**GOAL:** Strip the pictures and reproduce the rest of the listing exactly.

::: EXERCISE MATERIAL :::

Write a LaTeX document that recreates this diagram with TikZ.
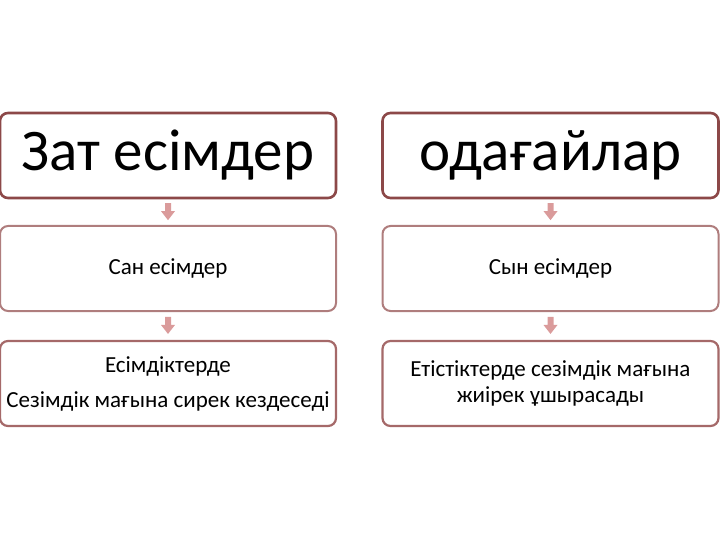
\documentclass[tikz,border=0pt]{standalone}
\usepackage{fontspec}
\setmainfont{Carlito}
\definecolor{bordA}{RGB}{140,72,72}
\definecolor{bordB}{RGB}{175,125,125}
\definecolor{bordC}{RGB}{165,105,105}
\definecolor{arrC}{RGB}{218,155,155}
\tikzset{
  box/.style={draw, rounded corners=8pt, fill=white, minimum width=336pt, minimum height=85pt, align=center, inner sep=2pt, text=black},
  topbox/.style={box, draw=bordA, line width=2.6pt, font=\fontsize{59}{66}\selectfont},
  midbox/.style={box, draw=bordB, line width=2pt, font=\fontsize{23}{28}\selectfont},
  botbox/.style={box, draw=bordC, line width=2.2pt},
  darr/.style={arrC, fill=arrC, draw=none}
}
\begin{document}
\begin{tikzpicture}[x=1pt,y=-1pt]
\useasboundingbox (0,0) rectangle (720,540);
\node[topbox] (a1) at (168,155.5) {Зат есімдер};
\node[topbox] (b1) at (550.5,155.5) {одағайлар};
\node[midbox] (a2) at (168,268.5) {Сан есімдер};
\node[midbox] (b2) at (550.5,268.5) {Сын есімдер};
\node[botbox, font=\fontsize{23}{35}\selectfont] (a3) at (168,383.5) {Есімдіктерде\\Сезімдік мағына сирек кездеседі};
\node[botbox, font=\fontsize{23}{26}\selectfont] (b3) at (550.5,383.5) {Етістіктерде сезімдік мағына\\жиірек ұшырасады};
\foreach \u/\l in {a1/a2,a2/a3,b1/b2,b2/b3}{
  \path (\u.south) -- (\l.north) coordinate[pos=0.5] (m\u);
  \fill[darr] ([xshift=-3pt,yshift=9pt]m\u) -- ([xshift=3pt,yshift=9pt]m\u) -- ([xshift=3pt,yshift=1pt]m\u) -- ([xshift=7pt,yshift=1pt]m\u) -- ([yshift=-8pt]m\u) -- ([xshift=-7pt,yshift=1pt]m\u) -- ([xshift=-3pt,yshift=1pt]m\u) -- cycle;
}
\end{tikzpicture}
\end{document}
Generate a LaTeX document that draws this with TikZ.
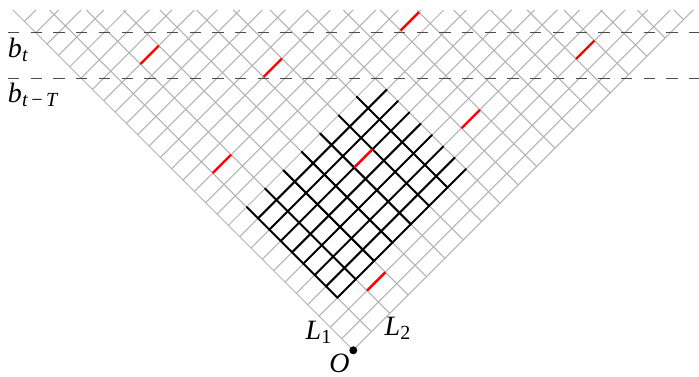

:::

**EXERCISE ANSWER:**
Write a LaTeX document that recreates this diagram with TikZ.
\documentclass[tikz,border=0pt]{standalone}
\usepackage{fontspec}
\setmainfont{Carlito}
\definecolor{bordA}{RGB}{140,72,72}
\definecolor{bordB}{RGB}{175,125,125}
\definecolor{bordC}{RGB}{165,105,105}
\definecolor{arrC}{RGB}{218,155,155}
\tikzset{
  box/.style={draw, rounded corners=8pt, fill=white, minimum width=336pt, minimum height=85pt, align=center, inner sep=2pt, text=black},
  topbox/.style={box, draw=bordA, line width=2.6pt, font=\fontsize{59}{66}\selectfont},
  midbox/.style={box, draw=bordB, line width=2pt, font=\fontsize{23}{28}\selectfont},
  botbox/.style={box, draw=bordC, line width=2.2pt},
  darr/.style={arrC, fill=arrC, draw=none}
}
\begin{document}
\begin{tikzpicture}[x=1pt,y=-1pt]
\useasboundingbox (0,0) rectangle (720,540);
\node[topbox] (a1) at (168,155.5) {Зат есімдер};
\node[topbox] (b1) at (550.5,155.5) {одағайлар};
\node[midbox] (a2) at (168,268.5) {Сан есімдер};
\node[midbox] (b2) at (550.5,268.5) {Сын есімдер};
\node[botbox, font=\fontsize{23}{35}\selectfont] (a3) at (168,383.5) {Есімдіктерде\\Сезімдік мағына сирек кездеседі};
\node[botbox, font=\fontsize{23}{26}\selectfont] (b3) at (550.5,383.5) {Етістіктерде сезімдік мағына\\жиірек ұшырасады};
\foreach \u/\l in {a1/a2,a2/a3,b1/b2,b2/b3}{
  \path (\u.south) -- (\l.north) coordinate[pos=0.5] (m\u);
  \fill[darr] ([xshift=-3pt,yshift=9pt]m\u) -- ([xshift=3pt,yshift=9pt]m\u) -- ([xshift=3pt,yshift=1pt]m\u) -- ([xshift=7pt,yshift=1pt]m\u) -- ([yshift=-8pt]m\u) -- ([xshift=-7pt,yshift=1pt]m\u) -- ([xshift=-3pt,yshift=1pt]m\u) -- cycle;
}
\end{tikzpicture}
\end{document}
Generate a LaTeX document that draws this with TikZ.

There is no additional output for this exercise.